Rows from a dataset
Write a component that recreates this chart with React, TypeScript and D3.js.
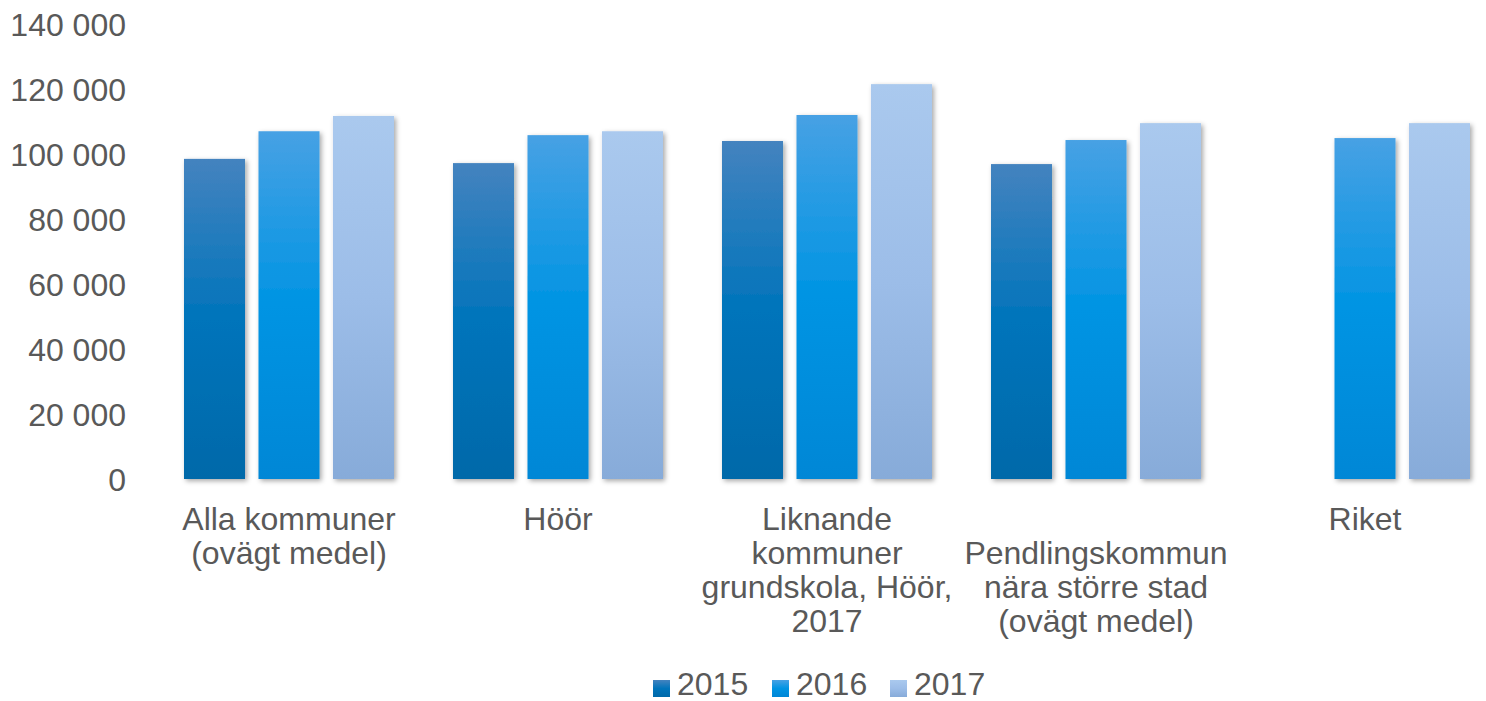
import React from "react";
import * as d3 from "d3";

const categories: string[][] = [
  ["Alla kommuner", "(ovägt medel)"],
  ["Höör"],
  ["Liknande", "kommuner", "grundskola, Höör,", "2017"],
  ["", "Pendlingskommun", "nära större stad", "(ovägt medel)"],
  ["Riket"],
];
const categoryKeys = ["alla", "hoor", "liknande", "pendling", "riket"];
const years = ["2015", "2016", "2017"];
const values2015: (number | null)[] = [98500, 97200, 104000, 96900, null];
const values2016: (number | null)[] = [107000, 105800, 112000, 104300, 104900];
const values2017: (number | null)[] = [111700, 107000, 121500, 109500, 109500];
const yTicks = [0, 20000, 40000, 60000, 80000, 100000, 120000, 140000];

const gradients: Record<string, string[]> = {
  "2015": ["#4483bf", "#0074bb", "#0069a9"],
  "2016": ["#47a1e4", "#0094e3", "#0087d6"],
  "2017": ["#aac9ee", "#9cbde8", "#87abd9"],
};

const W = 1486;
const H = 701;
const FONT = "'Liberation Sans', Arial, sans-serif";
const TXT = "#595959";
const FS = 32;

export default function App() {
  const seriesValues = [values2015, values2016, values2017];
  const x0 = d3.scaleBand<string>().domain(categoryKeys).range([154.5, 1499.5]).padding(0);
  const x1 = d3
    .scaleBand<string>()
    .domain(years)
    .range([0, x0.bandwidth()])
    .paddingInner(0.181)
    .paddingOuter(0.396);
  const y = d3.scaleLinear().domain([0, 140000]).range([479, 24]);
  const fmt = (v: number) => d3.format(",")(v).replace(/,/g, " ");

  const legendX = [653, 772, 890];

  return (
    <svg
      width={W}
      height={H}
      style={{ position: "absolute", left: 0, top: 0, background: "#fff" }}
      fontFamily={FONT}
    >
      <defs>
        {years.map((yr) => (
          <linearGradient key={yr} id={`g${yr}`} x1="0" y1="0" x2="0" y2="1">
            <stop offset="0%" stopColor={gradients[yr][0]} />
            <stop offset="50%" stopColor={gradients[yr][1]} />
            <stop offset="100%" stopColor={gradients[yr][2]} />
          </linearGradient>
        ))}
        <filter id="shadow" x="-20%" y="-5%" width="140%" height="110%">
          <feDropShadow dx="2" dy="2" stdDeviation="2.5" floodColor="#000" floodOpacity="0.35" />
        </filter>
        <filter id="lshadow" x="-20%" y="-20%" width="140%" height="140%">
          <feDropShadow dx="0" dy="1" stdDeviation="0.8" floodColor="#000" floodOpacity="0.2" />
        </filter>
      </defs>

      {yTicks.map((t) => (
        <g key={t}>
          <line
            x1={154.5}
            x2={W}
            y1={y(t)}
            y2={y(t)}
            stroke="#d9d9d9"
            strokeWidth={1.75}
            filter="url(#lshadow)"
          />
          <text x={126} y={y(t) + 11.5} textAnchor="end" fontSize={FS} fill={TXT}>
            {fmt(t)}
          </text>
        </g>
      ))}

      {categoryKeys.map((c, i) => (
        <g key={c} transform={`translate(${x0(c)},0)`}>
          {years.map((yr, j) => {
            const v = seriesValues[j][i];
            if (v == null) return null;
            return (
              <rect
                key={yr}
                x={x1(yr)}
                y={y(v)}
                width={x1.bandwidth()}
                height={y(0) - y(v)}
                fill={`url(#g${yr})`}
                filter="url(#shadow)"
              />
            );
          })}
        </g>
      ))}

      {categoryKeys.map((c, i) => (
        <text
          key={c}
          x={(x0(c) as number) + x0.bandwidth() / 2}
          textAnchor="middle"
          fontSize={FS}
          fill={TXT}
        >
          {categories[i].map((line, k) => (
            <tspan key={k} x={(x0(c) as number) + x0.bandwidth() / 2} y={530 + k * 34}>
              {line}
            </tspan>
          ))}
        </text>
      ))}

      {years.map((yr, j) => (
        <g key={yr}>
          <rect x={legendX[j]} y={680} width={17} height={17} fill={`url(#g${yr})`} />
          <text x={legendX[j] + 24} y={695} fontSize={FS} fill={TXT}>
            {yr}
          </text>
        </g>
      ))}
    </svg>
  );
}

...

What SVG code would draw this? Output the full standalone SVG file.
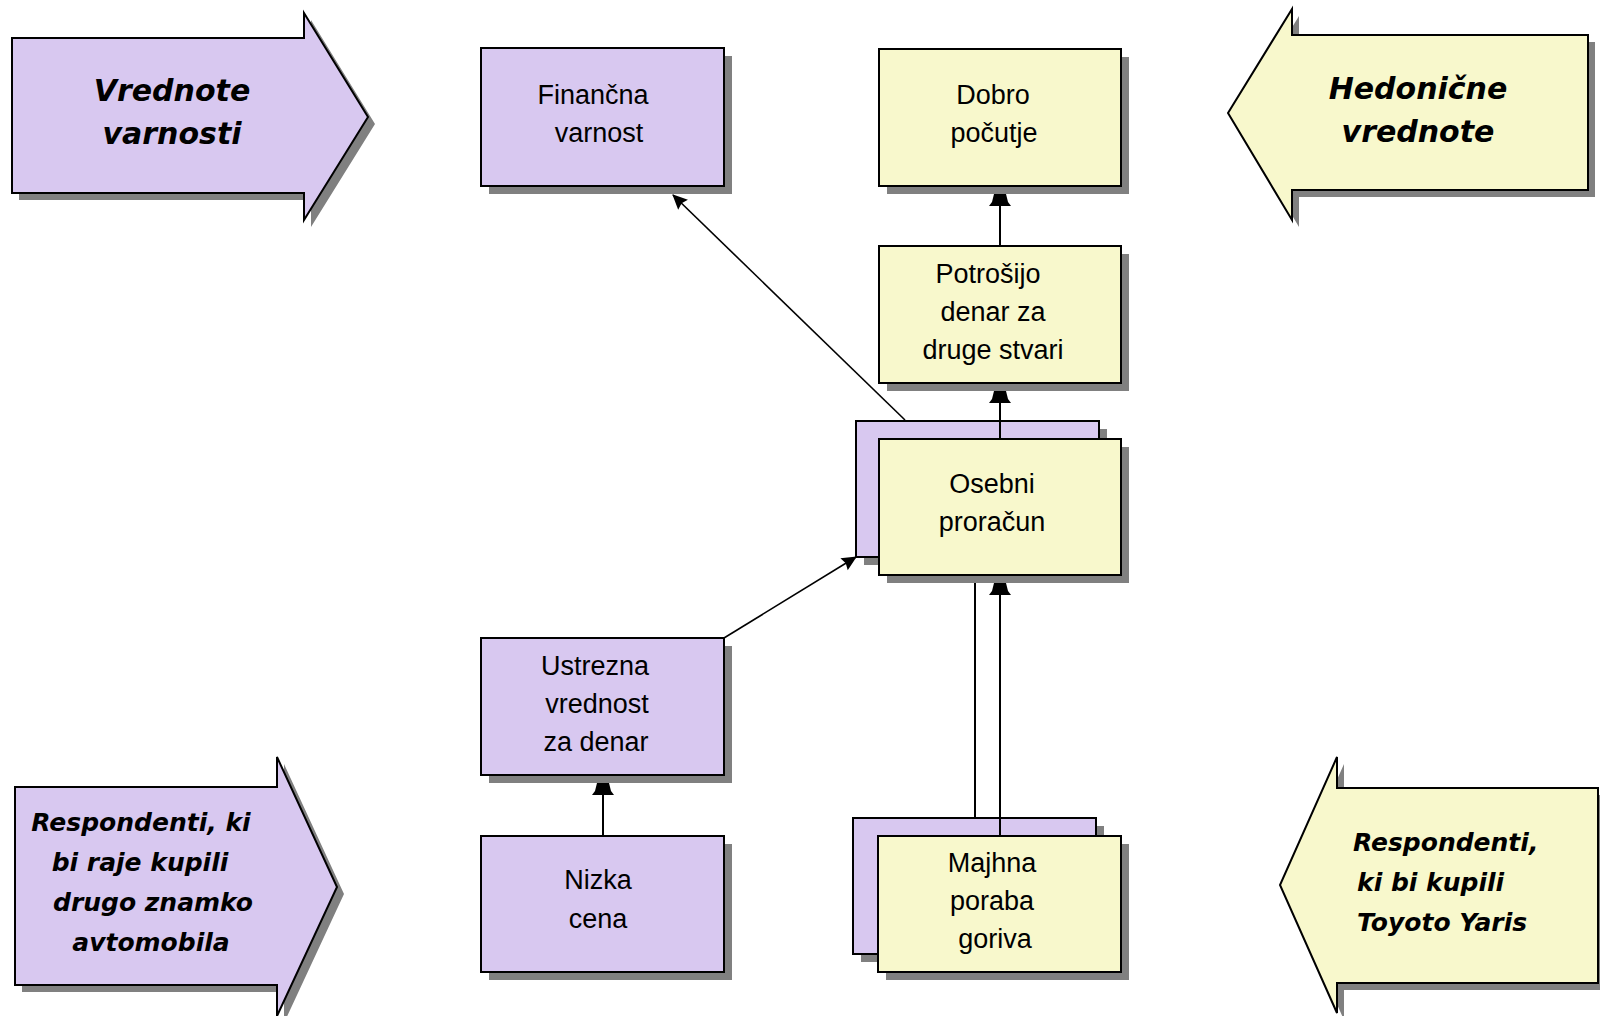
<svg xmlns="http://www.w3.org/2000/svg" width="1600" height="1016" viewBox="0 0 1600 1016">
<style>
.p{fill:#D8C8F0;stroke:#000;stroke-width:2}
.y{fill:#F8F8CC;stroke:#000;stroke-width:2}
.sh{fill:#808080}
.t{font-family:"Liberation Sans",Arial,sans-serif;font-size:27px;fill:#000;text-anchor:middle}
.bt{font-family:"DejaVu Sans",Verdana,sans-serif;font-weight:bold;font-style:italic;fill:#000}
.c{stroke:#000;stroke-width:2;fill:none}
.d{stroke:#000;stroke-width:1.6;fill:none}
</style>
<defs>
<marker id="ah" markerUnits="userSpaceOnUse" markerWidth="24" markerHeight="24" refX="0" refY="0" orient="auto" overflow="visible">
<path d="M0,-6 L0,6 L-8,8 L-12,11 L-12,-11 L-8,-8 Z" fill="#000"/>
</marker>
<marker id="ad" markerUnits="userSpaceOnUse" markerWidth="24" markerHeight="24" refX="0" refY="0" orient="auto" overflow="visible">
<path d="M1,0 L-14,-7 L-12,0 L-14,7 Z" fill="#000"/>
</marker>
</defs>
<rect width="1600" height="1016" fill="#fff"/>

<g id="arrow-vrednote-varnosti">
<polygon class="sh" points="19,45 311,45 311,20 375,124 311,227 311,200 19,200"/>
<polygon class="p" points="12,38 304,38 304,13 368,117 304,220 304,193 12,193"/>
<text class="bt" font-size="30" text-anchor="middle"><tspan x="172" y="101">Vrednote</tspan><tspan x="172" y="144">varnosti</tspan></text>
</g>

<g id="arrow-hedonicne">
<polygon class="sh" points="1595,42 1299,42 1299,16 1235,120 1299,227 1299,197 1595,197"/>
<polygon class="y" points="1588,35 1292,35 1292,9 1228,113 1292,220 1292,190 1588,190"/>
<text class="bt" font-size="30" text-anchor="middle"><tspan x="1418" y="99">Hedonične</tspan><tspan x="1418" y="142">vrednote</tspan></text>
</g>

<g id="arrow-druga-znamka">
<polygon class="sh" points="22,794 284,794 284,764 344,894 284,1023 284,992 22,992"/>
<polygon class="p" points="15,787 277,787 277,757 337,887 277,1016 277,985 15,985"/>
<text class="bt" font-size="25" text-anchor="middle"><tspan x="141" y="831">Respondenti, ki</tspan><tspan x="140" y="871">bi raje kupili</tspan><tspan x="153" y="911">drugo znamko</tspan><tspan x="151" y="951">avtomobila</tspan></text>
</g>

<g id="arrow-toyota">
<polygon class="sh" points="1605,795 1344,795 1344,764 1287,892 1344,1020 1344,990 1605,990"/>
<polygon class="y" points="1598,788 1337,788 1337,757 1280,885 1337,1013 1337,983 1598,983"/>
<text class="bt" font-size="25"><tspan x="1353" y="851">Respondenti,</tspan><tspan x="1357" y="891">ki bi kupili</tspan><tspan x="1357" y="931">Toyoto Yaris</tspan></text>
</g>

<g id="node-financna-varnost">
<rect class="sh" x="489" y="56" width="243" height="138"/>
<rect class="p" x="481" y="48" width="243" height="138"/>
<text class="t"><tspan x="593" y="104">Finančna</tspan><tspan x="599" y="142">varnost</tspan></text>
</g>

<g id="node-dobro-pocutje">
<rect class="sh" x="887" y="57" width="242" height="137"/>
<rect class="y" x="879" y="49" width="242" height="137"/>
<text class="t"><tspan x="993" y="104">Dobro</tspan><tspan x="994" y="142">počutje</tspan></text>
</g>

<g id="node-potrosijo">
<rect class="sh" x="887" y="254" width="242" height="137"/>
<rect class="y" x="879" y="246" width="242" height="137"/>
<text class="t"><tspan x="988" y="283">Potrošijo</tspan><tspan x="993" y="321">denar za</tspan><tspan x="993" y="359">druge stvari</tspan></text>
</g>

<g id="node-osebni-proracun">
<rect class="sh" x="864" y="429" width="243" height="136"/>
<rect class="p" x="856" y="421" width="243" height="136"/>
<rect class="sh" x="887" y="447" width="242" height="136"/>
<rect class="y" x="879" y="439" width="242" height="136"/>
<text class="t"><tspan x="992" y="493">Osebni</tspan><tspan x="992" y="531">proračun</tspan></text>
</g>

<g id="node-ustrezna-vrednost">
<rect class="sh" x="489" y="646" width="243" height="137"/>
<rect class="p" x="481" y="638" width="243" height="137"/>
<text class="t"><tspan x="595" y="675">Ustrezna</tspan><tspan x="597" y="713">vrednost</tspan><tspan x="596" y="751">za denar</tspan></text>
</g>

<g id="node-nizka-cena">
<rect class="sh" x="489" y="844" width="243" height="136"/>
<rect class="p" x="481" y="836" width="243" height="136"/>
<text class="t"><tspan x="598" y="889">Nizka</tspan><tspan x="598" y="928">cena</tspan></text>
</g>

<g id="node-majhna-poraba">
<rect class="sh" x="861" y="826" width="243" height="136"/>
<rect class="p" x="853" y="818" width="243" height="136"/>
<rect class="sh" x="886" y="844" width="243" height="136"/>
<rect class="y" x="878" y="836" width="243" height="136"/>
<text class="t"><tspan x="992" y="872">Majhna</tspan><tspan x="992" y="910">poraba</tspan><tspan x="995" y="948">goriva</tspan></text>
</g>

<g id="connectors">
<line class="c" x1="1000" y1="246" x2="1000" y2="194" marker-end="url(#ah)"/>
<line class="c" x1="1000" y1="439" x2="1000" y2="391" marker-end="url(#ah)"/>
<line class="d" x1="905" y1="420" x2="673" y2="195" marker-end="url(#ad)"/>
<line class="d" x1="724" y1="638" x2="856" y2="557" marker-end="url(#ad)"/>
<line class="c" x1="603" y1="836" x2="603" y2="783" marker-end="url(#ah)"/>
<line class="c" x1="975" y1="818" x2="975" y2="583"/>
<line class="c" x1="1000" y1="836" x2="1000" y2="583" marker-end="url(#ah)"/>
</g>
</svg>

▶ [THE REQUEST]: Without any pictures, set down the lines from the one holding "Write a component" through the one holding "const legendX = [653, 772, 890];".

▶ [RESULT FOR THIS EXERCISE]:
Write a component that recreates this chart with React, TypeScript and D3.js.
import React from "react";
import * as d3 from "d3";

const categories: string[][] = [
  ["Alla kommuner", "(ovägt medel)"],
  ["Höör"],
  ["Liknande", "kommuner", "grundskola, Höör,", "2017"],
  ["", "Pendlingskommun", "nära större stad", "(ovägt medel)"],
  ["Riket"],
];
const categoryKeys = ["alla", "hoor", "liknande", "pendling", "riket"];
const years = ["2015", "2016", "2017"];
const values2015: (number | null)[] = [98500, 97200, 104000, 96900, null];
const values2016: (number | null)[] = [107000, 105800, 112000, 104300, 104900];
const values2017: (number | null)[] = [111700, 107000, 121500, 109500, 109500];
const yTicks = [0, 20000, 40000, 60000, 80000, 100000, 120000, 140000];

const gradients: Record<string, string[]> = {
  "2015": ["#4483bf", "#0074bb", "#0069a9"],
  "2016": ["#47a1e4", "#0094e3", "#0087d6"],
  "2017": ["#aac9ee", "#9cbde8", "#87abd9"],
};

const W = 1486;
const H = 701;
const FONT = "'Liberation Sans', Arial, sans-serif";
const TXT = "#595959";
const FS = 32;

export default function App() {
  const seriesValues = [values2015, values2016, values2017];
  const x0 = d3.scaleBand<string>().domain(categoryKeys).range([154.5, 1499.5]).padding(0);
  const x1 = d3
    .scaleBand<string>()
    .domain(years)
    .range([0, x0.bandwidth()])
    .paddingInner(0.181)
    .paddingOuter(0.396);
  const y = d3.scaleLinear().domain([0, 140000]).range([479, 24]);
  const fmt = (v: number) => d3.format(",")(v).replace(/,/g, " ");

  const legendX = [653, 772, 890];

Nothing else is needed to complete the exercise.